-- THE REQUEST --
Lift out all lines below that contain "chart".

-- DATA SECTION --

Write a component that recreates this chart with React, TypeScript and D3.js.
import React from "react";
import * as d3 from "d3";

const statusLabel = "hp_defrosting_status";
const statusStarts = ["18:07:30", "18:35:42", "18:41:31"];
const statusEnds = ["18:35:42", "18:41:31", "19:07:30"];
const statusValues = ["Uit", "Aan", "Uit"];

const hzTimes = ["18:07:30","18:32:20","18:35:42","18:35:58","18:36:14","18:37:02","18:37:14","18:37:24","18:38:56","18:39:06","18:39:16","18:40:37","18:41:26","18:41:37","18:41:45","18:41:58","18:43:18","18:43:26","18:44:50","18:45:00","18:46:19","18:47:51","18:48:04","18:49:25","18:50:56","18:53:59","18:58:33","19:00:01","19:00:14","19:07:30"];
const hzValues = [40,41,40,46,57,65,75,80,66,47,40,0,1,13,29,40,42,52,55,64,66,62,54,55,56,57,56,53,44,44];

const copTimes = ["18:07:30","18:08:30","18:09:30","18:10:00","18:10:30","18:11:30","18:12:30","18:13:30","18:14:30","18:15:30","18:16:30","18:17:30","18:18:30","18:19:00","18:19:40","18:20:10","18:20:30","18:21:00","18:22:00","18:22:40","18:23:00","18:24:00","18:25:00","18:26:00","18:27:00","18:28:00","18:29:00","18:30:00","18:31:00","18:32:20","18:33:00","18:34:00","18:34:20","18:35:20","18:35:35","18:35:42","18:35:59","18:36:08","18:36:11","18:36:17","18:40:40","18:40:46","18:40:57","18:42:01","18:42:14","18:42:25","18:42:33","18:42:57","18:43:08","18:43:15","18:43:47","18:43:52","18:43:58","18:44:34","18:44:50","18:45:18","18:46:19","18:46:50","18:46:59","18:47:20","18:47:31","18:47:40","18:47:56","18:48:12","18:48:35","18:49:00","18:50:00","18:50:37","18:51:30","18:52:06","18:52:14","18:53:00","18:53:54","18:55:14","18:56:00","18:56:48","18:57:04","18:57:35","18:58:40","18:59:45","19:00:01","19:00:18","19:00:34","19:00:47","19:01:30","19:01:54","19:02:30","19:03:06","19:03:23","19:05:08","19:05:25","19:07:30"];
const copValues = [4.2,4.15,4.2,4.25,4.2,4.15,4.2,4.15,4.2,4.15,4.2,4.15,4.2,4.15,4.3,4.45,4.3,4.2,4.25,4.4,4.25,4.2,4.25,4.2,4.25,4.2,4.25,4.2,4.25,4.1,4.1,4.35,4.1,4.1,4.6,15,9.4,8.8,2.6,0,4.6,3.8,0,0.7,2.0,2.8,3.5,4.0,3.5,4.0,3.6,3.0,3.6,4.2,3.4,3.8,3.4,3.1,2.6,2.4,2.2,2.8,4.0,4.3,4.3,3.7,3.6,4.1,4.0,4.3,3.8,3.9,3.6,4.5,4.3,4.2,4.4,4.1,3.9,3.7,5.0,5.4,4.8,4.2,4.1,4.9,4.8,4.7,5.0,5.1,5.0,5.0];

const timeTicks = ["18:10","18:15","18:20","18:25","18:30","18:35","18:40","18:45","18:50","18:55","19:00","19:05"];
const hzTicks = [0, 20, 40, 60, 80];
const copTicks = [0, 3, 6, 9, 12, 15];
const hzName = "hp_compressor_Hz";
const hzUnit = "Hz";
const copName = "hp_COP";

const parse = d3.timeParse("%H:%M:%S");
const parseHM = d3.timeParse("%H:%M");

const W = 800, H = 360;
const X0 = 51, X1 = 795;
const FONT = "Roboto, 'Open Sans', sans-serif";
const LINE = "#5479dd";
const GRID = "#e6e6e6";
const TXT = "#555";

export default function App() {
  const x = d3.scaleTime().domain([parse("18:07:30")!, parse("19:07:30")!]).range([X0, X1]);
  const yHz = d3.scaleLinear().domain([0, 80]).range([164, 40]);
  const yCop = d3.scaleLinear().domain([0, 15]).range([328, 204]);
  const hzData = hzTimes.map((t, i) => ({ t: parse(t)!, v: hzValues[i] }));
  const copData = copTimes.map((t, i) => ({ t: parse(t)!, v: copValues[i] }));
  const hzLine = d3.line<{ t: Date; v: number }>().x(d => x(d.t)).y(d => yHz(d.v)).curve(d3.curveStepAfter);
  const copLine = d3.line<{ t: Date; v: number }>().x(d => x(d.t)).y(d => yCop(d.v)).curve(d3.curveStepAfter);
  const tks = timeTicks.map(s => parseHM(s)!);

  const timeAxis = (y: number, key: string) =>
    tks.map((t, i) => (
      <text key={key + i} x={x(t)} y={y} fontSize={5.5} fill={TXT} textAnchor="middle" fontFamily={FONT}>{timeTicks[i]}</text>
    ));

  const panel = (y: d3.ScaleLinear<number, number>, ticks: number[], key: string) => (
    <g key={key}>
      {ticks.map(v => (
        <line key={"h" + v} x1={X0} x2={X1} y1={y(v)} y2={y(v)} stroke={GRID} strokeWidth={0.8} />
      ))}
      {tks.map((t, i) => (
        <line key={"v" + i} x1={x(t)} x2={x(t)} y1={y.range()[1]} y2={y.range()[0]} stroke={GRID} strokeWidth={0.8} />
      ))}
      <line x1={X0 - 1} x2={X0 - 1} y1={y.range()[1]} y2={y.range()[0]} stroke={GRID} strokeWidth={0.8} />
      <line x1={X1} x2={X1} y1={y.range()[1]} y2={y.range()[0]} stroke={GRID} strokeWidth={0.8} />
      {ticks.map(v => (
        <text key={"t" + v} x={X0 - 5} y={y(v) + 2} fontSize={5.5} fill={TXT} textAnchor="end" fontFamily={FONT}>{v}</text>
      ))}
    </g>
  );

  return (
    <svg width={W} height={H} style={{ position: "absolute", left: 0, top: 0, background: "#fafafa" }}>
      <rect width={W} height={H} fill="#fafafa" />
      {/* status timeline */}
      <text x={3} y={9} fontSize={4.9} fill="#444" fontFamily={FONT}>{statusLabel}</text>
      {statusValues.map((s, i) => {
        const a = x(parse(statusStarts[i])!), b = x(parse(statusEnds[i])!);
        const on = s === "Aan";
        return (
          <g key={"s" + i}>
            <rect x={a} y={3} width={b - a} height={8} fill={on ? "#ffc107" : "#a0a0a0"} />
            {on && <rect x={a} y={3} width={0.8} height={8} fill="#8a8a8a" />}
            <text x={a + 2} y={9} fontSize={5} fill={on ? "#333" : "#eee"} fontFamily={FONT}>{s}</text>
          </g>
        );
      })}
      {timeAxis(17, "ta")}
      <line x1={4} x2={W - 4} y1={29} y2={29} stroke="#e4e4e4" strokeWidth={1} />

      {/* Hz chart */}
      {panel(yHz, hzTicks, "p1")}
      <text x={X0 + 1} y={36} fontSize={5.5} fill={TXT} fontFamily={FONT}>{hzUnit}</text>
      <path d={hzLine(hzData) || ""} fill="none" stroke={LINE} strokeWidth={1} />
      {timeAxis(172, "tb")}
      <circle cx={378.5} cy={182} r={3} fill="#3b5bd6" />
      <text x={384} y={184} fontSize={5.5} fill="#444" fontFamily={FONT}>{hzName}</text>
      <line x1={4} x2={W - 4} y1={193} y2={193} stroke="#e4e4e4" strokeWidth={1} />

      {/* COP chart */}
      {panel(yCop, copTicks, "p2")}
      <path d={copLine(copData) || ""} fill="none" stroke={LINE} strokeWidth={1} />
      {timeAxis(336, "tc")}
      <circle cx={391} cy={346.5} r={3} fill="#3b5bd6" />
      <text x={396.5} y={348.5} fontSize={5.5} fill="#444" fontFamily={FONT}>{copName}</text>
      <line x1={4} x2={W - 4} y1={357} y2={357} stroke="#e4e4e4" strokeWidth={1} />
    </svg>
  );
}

-- RESPONSE FOR THIS EXERCISE --
Write a component that recreates this chart with React, TypeScript and D3.js.
      {/* Hz chart */}
      {/* COP chart */}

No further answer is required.